In excursions a year ago and then last April, scientists examined the normally stunning coral reefs around the island of Kiritimati and pronounced it mostly a boneyard of dead coral. About 85 percent of the coral was dead, 10 percent was sick and bleached but still technically alive, and only 5 percent was doing OK.
The same scientists returned this month and found that 6 to 7 percent of the coral is alive and not bleached, said University of Victoria coral reef scientist Julia Baum, speaking by Skype from the island.
"We left with a sense of dread and came back with a renewed purpose because there are some corals that literally came back from the brink," said Georgia Tech climate scientist Kim Cobb, who returned from the expedition earlier. "It's the best we could have hoped for."
Many of the fish that rely on the reef and had been absent seem to be back, Cobb said.
Hot water—mostly from El Nino, the natural occasional warming of the Pacific that changes weather worldwide, and man-made global warming—had made the area one of the worst hit coral spots in the world. Later, nearby Jarvis Island was even more damaged. And the death of 85 percent of the coral of the better known and much larger Great Barrier Reef has been reported, said C. Mark Eakin, coral reef watch coordinator for the National Oceanic and Atmospheric Administration.
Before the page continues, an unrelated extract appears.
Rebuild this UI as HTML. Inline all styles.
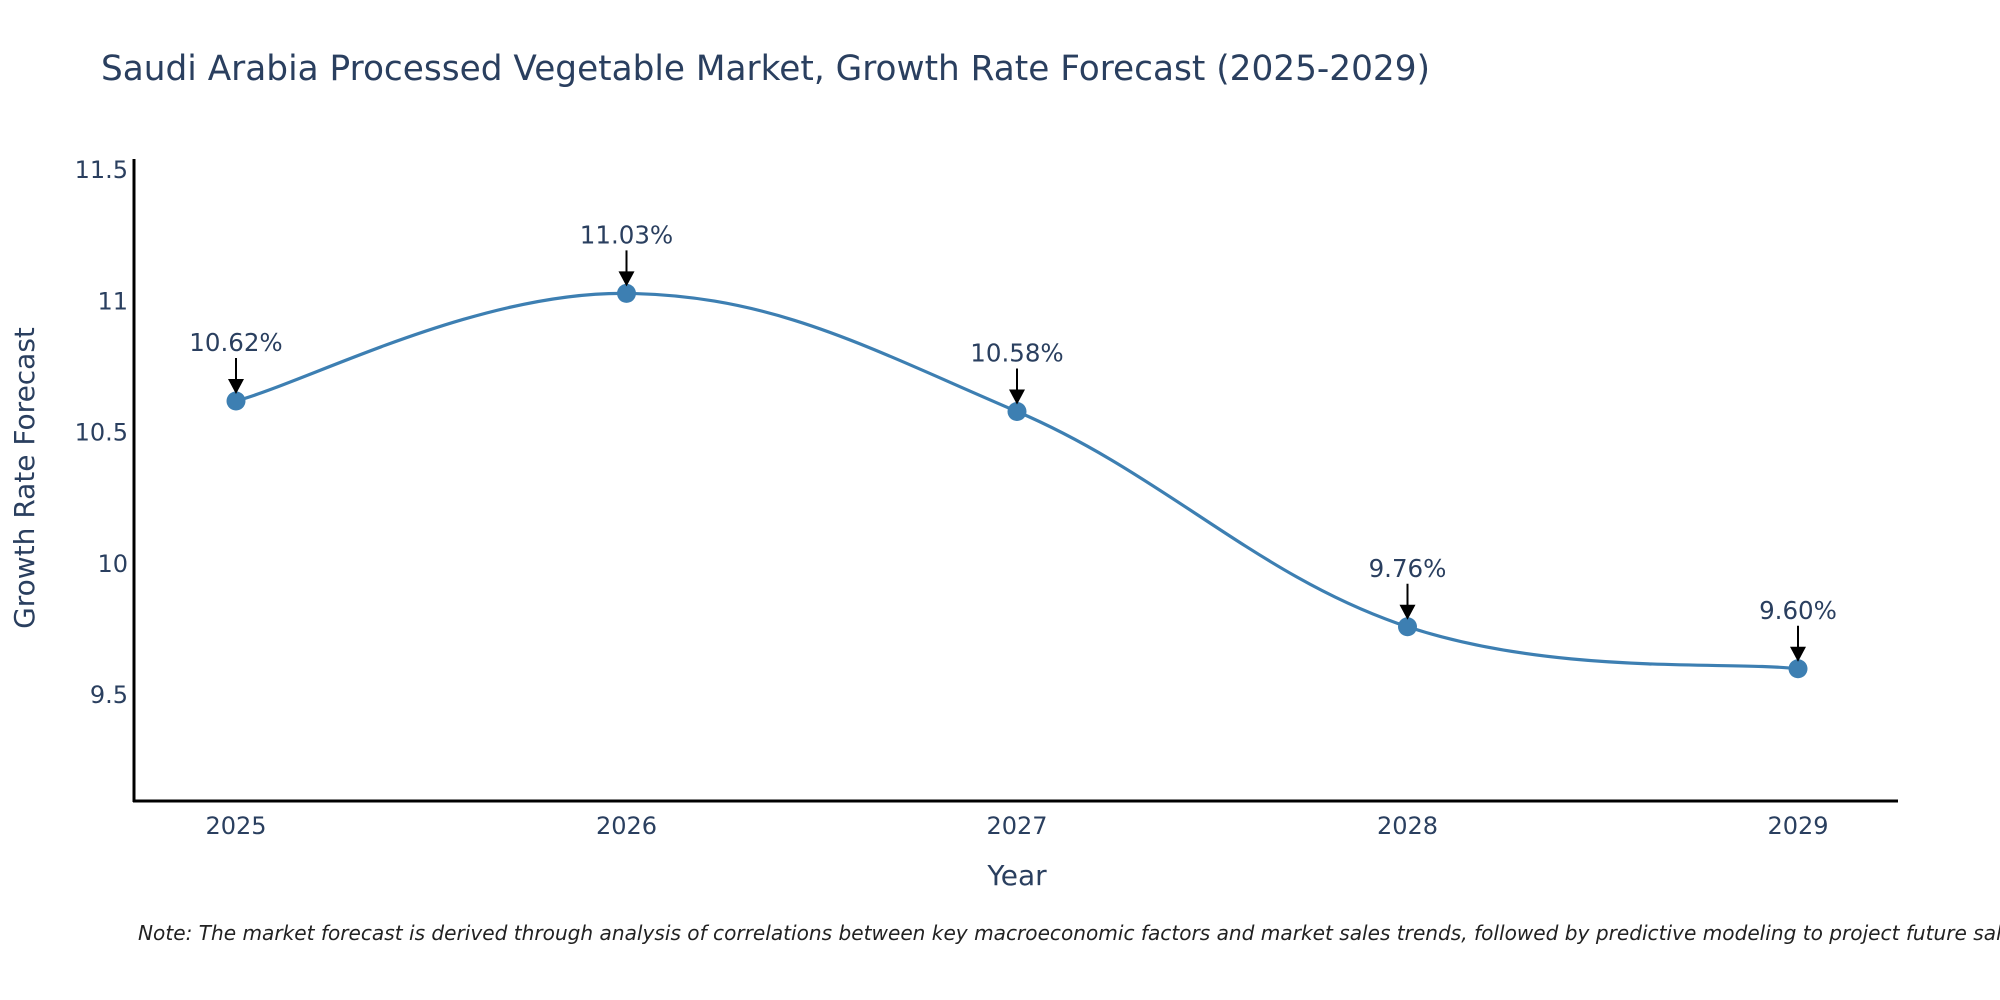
<!DOCTYPE html>
<html><head><meta charset="utf-8"><style>
html,body{margin:0;padding:0;background:#fff;}
svg{display:block;font-family:"DejaVu Sans","Liberation Sans",sans-serif;}
</style></head><body>
<svg id="chart" width="2000" height="1000" viewBox="0 0 2000 1000">
<text x="101" y="80" font-size="34.3" fill="#2a3f5f">Saudi Arabia Processed Vegetable Market, Growth Rate Forecast (2025-2029)</text>
<g id="yticks"></g><g id="xticks"></g>
<path id="series-line" fill="none" stroke="#3d7fb2" stroke-width="3.2"/>
<g id="marks"></g>
<line x1="134" y1="159" x2="134" y2="802" stroke="#000" stroke-width="3"/>
<line x1="133" y1="801" x2="1898" y2="801" stroke="#000" stroke-width="3"/>
<text x="0" y="0" transform="translate(34,478) rotate(-90)" text-anchor="middle" font-size="28" fill="#2a3f5f">Growth Rate Forecast</text>
<text x="1017" y="885" text-anchor="middle" font-size="28" fill="#2a3f5f">Year</text>
<text x="138" y="940" font-size="20.1" font-style="italic" fill="#222">Note: The market forecast is derived through analysis of correlations between key macroeconomic factors and market sales trends, followed by predictive modeling to project future sales.</text>
</svg>
<script>
const years=[2025,2026,2027,2028,2029];
const values=[10.62,11.03,10.58,9.76,9.60];
const labels=["10.62%","11.03%","10.58%","9.76%","9.60%"];
const yTicks=[9.5,10,10.5,11,11.5];
const yTickLabels=["9.5","10","10.5","11","11.5"];
const NS="http://www.w3.org/2000/svg";
function xs(v){return 236+(v-2025)*390.5;}
function ys(v){return 695-(v-9.5)*262.5;}
function mk(t,a,p){const e=document.createElementNS(NS,t);for(const k in a)e.setAttribute(k,a[k]);p.appendChild(e);return e;}
const yt=document.getElementById('yticks');
yTicks.forEach((v,i)=>{const t=mk('text',{x:128,y:ys(v)+8,'text-anchor':'end','font-size':24,fill:'#2a3f5f'},yt);


t.textContent=yTickLabels[i];});
const xt=document.getElementById('xticks');
years.forEach(y=>{const t=mk('text',{x:xs(y),y:834,'text-anchor':'middle','font-size':24,fill:'#2a3f5f'},xt);


t.textContent=String(y);});
const pts=years.map((y,i)=>[xs(y),ys(values[i])]);
let d='M'+pts[0][0]+','+pts[0][1];const s=0.19;
for(let i=0;i<pts.length-1;i++){const p0=pts[Math.max(0,i-1)],p1=pts[i],p2=pts[i+1],p3=pts[Math.min(pts.length-1,i+2)];
const c1=[p1[0]+(p2[0]-p0[0])*s,p1[1]+(p2[1]-p0[1])*s],c2=[p2[0]-(p3[0]-p1[0])*s,p2[1]-(p3[1]-p1[1])*s];
d+=` C${c1[0]},${c1[1]} ${c2[0]},${c2[1]} ${p2[0]},${p2[1]}`;}
document.getElementById('series-line').setAttribute('d',d);
const g=document.getElementById('marks');
pts.forEach((p,i)=>{
const c=mk('circle',{cx:p[0],cy:p[1],r:9.5,fill:'#3d7fb2'},g);


const l=mk('line',{x1:p[0],y1:p[1]-43,x2:p[0],y2:p[1]-20,stroke:'#000','stroke-width':2},g);


const a=mk('path',{d:`M${p[0]-8},${p[1]-22} L${p[0]+8},${p[1]-22} L${p[0]},${p[1]-7} Z`,fill:'#000'},g);


const t=mk('text',{x:p[0],y:p[1]-50,'text-anchor':'middle','font-size':24.5,fill:'#2a3f5f'},g);


t.textContent=labels[i];});
</script>
</body></html>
"But despite this mass mortality, there are a few small signs of hope," Baum said. "It's clear that coral reefs have great resilience and the coral here is trying to recover."
Not only has some of the bleached coral recovered, she said, but "there are coral babies that have settled on the reef sometime in the last year to year and half and these are the reef's best hope for recovery."
A study published Thursday in the journal Current Biology goes back more than a million years and finds that even during mass die-offs, coral species are able to rebound.
Eakin points to Scott reef off western Australia where 12 years after the damaging 1998 El Nino coral die-off, nearly half the original reef revived. But it was damaged again by the recent El Nino.
Even after the recovery seen at Kiritimati, Baum is wary: "It's like having a patient who is very sick and instead of letting them recover we keep infecting them with more and more illnesses. There's only so much that any person—or any natural system—can take."